## SOURCE DATA
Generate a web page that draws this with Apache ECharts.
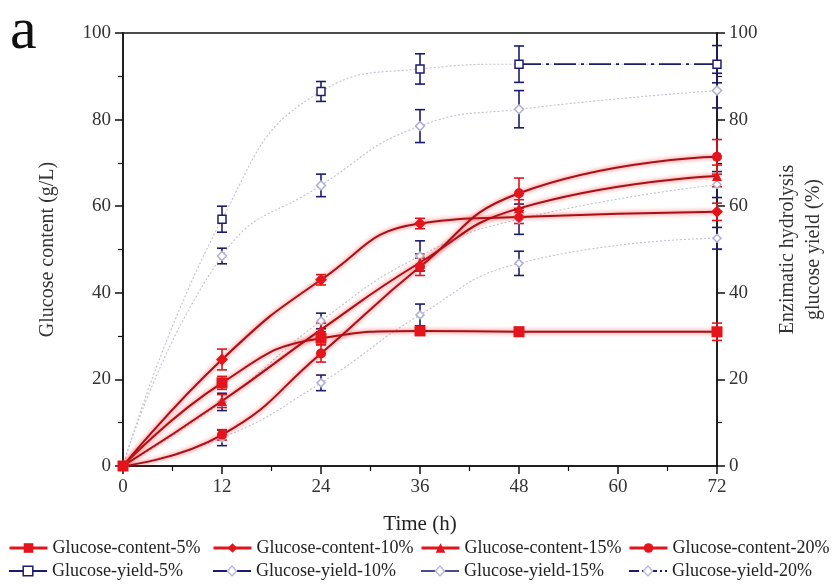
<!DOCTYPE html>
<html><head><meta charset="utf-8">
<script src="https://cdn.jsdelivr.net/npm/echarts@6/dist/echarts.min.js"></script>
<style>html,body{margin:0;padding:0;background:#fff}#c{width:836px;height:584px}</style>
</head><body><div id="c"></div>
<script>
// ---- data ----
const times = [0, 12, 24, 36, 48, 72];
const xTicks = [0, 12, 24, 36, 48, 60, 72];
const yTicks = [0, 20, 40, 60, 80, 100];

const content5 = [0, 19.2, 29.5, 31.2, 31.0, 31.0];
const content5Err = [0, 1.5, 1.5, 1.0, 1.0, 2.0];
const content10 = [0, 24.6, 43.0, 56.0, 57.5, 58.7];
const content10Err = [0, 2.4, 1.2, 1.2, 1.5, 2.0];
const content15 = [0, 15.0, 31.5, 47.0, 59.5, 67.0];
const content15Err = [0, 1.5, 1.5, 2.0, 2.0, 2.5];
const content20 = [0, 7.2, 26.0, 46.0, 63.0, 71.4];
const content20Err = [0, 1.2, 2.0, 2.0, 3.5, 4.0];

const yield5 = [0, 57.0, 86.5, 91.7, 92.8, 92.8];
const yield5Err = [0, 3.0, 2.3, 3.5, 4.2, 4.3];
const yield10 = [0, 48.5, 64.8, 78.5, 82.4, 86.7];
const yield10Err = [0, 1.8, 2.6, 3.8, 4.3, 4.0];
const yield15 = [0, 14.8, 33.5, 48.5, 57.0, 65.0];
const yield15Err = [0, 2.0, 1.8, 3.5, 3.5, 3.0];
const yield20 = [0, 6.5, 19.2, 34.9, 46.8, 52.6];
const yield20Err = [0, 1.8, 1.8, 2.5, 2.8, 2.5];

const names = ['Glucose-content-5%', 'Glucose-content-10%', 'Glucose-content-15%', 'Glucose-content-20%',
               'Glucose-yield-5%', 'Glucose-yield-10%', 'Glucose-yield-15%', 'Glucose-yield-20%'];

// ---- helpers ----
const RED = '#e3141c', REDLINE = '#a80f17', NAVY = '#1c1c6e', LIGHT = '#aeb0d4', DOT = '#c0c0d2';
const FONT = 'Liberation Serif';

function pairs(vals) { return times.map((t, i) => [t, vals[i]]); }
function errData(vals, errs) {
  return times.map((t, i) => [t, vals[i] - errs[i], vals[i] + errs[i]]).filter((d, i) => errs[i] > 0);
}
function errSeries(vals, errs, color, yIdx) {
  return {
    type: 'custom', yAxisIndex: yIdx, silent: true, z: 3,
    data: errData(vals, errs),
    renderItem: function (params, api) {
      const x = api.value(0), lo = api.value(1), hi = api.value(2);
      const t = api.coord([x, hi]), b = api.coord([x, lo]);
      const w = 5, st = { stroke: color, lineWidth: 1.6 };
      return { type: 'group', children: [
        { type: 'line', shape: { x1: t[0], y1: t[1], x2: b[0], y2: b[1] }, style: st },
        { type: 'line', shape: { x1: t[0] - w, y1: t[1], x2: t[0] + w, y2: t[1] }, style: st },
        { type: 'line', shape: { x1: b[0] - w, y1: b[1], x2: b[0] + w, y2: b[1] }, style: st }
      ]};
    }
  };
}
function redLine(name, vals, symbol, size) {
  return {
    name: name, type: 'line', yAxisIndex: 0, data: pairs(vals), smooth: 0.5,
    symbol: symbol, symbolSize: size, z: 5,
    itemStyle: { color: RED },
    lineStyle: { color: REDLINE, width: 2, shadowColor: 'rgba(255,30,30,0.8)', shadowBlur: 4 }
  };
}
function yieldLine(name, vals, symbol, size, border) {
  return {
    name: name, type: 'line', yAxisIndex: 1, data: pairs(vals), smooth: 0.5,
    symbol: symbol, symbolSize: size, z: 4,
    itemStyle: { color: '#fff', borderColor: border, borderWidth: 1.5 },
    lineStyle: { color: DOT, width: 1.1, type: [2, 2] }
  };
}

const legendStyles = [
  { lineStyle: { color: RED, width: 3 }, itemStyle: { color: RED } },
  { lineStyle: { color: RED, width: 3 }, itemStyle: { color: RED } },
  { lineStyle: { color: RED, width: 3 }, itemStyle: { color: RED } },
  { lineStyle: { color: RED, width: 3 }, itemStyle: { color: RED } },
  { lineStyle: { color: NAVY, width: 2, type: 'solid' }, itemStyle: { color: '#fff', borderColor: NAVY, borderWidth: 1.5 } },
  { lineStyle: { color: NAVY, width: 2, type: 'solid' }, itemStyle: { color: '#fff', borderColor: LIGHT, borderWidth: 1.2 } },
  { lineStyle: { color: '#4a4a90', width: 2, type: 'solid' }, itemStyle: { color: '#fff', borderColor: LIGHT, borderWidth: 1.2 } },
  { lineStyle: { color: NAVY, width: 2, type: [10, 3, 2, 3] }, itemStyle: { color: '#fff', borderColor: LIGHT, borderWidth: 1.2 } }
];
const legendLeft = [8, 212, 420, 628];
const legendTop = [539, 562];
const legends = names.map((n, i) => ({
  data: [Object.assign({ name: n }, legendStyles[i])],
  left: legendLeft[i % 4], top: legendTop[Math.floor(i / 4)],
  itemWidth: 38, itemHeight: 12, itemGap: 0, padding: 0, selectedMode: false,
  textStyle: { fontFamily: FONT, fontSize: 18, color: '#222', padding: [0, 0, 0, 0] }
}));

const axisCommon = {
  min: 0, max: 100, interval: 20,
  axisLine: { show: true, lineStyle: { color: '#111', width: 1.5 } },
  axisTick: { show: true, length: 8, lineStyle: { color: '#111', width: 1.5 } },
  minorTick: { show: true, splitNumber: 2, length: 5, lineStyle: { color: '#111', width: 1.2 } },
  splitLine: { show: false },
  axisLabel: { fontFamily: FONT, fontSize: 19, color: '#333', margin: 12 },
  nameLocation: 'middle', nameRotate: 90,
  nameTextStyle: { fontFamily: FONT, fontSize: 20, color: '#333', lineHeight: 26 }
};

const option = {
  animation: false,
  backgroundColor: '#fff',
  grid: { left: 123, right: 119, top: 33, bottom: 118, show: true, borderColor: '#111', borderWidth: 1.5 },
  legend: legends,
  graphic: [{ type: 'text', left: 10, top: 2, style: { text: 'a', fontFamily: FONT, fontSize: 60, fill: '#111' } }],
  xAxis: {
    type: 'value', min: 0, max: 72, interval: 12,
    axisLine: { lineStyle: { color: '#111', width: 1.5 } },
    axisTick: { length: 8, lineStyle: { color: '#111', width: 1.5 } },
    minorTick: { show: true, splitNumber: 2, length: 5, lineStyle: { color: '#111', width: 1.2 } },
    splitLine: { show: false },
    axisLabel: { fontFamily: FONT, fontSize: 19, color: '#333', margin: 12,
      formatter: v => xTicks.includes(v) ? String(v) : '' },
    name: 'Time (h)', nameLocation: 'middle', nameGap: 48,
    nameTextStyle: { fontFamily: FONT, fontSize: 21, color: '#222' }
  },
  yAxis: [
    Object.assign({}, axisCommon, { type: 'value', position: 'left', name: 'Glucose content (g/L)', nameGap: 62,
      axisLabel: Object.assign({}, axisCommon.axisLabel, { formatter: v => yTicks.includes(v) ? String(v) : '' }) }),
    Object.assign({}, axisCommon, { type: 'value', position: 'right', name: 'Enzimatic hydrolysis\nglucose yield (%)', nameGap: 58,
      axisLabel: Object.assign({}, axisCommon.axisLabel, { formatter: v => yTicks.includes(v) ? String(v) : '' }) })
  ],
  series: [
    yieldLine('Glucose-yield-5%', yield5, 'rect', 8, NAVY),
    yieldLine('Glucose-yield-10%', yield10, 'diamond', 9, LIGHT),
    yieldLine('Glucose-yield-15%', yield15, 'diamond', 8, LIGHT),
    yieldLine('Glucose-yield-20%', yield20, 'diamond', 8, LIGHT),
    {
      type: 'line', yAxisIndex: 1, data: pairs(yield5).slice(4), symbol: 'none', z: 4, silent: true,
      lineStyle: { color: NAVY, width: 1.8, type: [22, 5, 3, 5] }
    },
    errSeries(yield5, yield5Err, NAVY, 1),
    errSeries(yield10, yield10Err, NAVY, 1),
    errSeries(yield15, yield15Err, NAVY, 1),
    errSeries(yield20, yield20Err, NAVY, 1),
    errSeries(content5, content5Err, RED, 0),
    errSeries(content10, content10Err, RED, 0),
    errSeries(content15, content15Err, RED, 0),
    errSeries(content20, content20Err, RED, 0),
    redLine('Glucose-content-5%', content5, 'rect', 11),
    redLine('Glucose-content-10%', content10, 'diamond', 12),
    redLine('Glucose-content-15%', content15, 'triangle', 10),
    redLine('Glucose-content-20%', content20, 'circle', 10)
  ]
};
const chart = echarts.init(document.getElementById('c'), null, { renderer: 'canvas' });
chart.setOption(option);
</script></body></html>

## WHAT IS NEEDED
Write down every line from the opening of the listing to the line with "const yield20Err = [0, 1.8, 1.8, 2.5, 2.8, 2.5];", both included, and nothing else; the pictures are omitted.

## SOLUTION
Generate a web page that draws this with Apache ECharts.
<!DOCTYPE html>
<html><head><meta charset="utf-8">
<script src="https://cdn.jsdelivr.net/npm/echarts@6/dist/echarts.min.js"></script>
<style>html,body{margin:0;padding:0;background:#fff}#c{width:836px;height:584px}</style>
</head><body><div id="c"></div>
<script>
// ---- data ----
const times = [0, 12, 24, 36, 48, 72];
const xTicks = [0, 12, 24, 36, 48, 60, 72];
const yTicks = [0, 20, 40, 60, 80, 100];

const content5 = [0, 19.2, 29.5, 31.2, 31.0, 31.0];
const content5Err = [0, 1.5, 1.5, 1.0, 1.0, 2.0];
const content10 = [0, 24.6, 43.0, 56.0, 57.5, 58.7];
const content10Err = [0, 2.4, 1.2, 1.2, 1.5, 2.0];
const content15 = [0, 15.0, 31.5, 47.0, 59.5, 67.0];
const content15Err = [0, 1.5, 1.5, 2.0, 2.0, 2.5];
const content20 = [0, 7.2, 26.0, 46.0, 63.0, 71.4];
const content20Err = [0, 1.2, 2.0, 2.0, 3.5, 4.0];

const yield5 = [0, 57.0, 86.5, 91.7, 92.8, 92.8];
const yield5Err = [0, 3.0, 2.3, 3.5, 4.2, 4.3];
const yield10 = [0, 48.5, 64.8, 78.5, 82.4, 86.7];
const yield10Err = [0, 1.8, 2.6, 3.8, 4.3, 4.0];
const yield15 = [0, 14.8, 33.5, 48.5, 57.0, 65.0];
const yield15Err = [0, 2.0, 1.8, 3.5, 3.5, 3.0];
const yield20 = [0, 6.5, 19.2, 34.9, 46.8, 52.6];
const yield20Err = [0, 1.8, 1.8, 2.5, 2.8, 2.5];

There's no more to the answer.